Le problème, c’est que le scénario qui va déployer cette bonne hypothèse de départ va suivre la voie toute tracée d’un imagerie d’Epinal, une histoire familiale édifiante avec trois frères scénaristiquement ultra-bookés : Abdelkader, l’inflexible (Bouajila) incarne la lutte idéologique qui ne souffre aucun compromis ; Messaoud, l’aîné qui doute, dont l’expérience comme soldat en Indochine prépare le combat anti-colonial aux côtés de son frère à Paris ; enfin, Saïd (Debbouze), le cadet apolitique qui préfère l’intégration en France par le Milieu (proxénétisme, boxe, business en tout genre) plutôt que par la grande porte révolutionnaire. D’une certaine manière, la mise en scène de Bouchared a le plomb du combat idéologique mené par Abdelkader. Le film est écrasé par ses intentions et par son sérieux : jamais une scène pour détendre le corps icônique de l’acteur Bouajila, trop plein de son référent « Guerre d’Algérie ». A l’inverse du film de Beauvois jouant beaucoup de la retenue émotionnelle et refusant de signifier trop lourdement les enjeux politiques de son sujet, Hors-la-loi souligne tout et cette surcharge finit par lasser. Une séquence illustre a contrario la lourdeur du film : pendant le chargement d’armes clandestines dans un bus, Abdelkader et Messaoud écoutent un air de musique américaine qui passe à la radio. L’un aime, l’autre pas. Abdelkader se lève et esquisse un pas de danse arabe. Les deux éclatent de rire. Le temps d’une scène, on a l’impression que le cinéma s’est invité et que ces personnages existent enfin, indépendamment de leur destin historique programmé.

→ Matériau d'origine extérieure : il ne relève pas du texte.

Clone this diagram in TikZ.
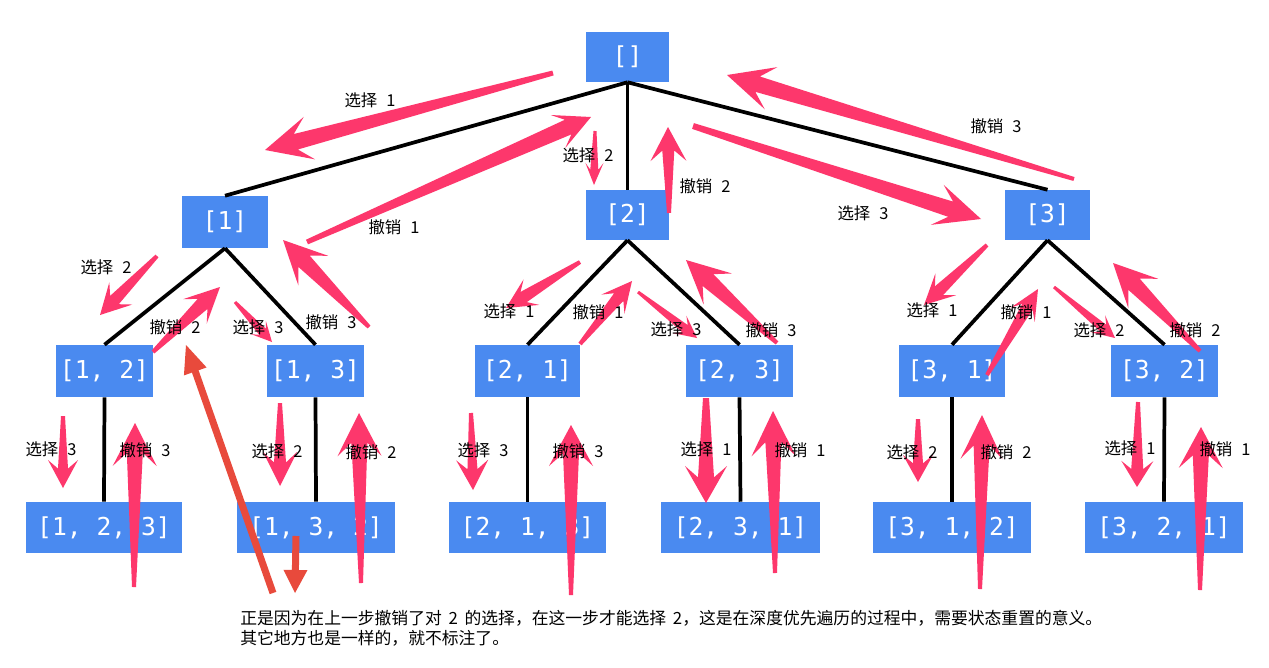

En ce sens, c’est le personnage de Saïd qui est le plus intéressant, l’envers de la lutte, celui qui tourne le dos à l’Histoire pour exister. Celui aussi qui, par son caractère de petite frappe de la nuit, raccroche le plus avec le projet formel de Bouchareb : raconter la guerre d’Algérie en reprenant l’esthétique des films français sur la résistance. Double bonne idée : d’abord, parce que la résistance à l’Occupation nazie a joué un rôle important pour les indépendantistes algériens ; ensuite, parce que cette résistance a souvent été représentée par des cinéastes français marqués par l’imaginaire du film noir américain hollywoodien, Jean-Pierre Melville étant la référence absolue avec L’Armée des ombres. On voit bien qu’Hors-la-loi a voulu s’approcher de ces altitudes-là et donner à la lutte pour l’indépendance algérienne la forme d’une épopée de cinéma à l’américaine avec fusillades et bad guys. Hélas, l’élan du cinéaste-cinéphile a été bridé par la bonne et intègre conscience du cinéaste militant.